> **Provided information**:

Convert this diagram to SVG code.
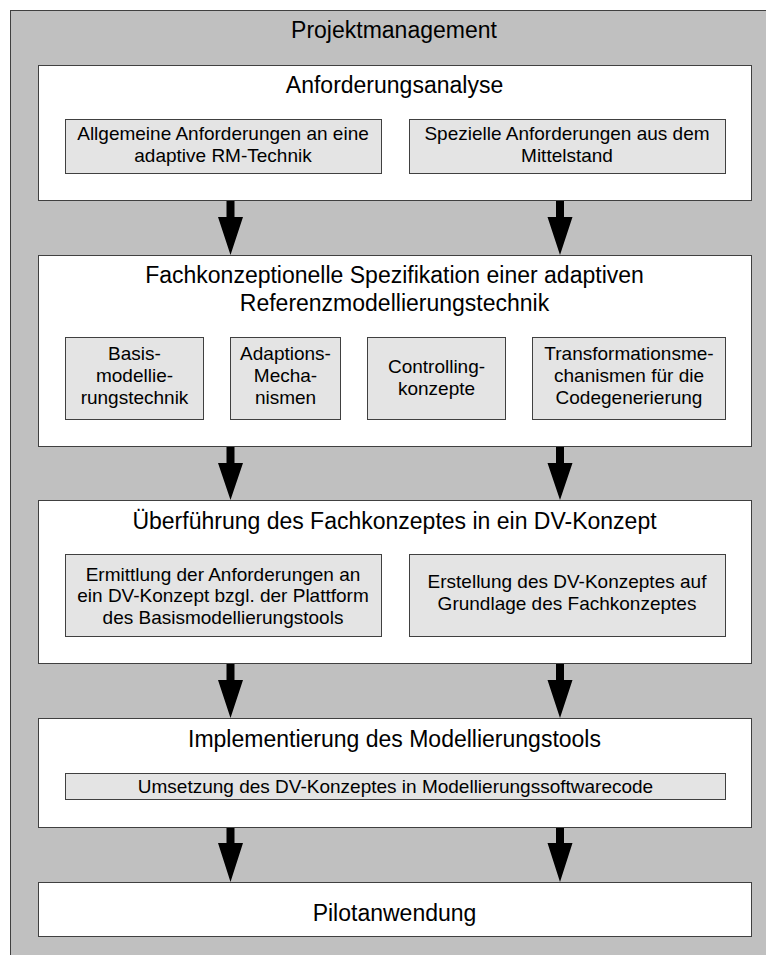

* * *

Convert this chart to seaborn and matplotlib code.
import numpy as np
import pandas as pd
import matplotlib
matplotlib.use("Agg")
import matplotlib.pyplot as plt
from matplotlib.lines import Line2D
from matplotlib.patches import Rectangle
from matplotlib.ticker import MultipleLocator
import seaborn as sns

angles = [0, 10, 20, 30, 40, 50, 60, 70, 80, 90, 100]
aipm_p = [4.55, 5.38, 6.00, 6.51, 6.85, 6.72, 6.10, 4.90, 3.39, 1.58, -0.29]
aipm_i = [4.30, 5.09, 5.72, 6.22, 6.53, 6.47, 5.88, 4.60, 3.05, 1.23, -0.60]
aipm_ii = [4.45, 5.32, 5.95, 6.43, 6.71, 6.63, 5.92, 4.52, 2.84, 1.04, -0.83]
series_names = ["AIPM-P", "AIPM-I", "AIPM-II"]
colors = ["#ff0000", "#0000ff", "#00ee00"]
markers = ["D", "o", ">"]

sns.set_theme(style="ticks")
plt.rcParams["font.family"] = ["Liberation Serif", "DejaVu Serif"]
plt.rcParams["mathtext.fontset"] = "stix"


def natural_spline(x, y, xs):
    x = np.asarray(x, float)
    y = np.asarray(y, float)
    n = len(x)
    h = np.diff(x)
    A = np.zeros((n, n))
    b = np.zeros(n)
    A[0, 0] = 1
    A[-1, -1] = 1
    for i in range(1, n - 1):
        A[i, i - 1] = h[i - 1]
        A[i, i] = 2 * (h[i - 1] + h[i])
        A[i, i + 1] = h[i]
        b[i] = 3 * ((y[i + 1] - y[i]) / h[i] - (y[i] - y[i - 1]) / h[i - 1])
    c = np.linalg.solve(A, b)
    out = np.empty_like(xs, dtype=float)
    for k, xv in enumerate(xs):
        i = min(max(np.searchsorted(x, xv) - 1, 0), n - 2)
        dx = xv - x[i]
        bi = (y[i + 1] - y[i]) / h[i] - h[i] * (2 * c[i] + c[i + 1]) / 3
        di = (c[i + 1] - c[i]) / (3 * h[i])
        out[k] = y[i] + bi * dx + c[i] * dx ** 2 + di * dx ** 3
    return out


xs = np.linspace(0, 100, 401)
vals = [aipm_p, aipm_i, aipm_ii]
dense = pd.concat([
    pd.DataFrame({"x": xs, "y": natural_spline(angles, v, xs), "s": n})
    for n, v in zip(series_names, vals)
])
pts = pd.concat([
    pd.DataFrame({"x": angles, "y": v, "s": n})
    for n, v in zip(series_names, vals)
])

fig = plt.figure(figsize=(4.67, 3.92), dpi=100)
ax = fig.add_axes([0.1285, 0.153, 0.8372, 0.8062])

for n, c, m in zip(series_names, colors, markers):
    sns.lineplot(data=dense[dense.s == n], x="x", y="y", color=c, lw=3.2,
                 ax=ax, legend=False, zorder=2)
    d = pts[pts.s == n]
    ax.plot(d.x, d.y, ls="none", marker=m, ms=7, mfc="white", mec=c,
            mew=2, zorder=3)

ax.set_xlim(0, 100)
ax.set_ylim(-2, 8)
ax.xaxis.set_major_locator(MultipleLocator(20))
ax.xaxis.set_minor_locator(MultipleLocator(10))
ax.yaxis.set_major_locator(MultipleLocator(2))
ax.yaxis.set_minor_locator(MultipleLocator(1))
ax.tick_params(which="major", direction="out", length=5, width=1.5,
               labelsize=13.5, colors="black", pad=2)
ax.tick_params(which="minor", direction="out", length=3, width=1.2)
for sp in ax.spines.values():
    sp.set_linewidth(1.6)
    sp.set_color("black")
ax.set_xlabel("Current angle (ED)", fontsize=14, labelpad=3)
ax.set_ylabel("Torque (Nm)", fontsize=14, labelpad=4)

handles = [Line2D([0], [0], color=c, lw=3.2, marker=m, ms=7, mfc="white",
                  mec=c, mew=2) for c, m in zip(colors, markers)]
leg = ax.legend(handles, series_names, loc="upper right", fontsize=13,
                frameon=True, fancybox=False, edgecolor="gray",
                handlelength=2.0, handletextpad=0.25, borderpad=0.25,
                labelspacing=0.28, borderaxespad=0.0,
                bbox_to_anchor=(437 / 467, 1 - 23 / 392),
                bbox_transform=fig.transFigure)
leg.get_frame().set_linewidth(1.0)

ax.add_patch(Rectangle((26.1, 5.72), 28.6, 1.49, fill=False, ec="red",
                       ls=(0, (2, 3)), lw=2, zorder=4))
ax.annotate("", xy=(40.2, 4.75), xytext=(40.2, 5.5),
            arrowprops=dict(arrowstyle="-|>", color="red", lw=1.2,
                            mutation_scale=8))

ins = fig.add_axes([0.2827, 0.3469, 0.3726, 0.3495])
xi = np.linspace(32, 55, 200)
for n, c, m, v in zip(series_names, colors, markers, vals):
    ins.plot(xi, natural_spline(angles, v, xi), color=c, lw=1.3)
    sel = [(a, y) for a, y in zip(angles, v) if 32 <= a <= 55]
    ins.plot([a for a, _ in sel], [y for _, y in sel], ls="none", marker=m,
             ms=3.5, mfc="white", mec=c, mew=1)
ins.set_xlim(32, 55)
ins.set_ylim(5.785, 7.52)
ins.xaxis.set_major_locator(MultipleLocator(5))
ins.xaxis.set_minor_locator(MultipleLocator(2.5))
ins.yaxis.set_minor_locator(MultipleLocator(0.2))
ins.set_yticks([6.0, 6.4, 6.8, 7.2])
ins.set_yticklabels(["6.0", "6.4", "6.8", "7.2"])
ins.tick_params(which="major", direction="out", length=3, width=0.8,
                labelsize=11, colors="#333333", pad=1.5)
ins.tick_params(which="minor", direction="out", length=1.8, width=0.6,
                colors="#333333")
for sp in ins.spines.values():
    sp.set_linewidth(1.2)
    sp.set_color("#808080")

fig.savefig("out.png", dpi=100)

> **Given request**:
From the line containing "Convert this chart" down to the line containing "import seaborn as sns" in the material above, reproduce every line exactly, including the two end lines.

> **Expected output**:
Convert this chart to seaborn and matplotlib code.
import numpy as np
import pandas as pd
import matplotlib
matplotlib.use("Agg")
import matplotlib.pyplot as plt
from matplotlib.lines import Line2D
from matplotlib.patches import Rectangle
from matplotlib.ticker import MultipleLocator
import seaborn as sns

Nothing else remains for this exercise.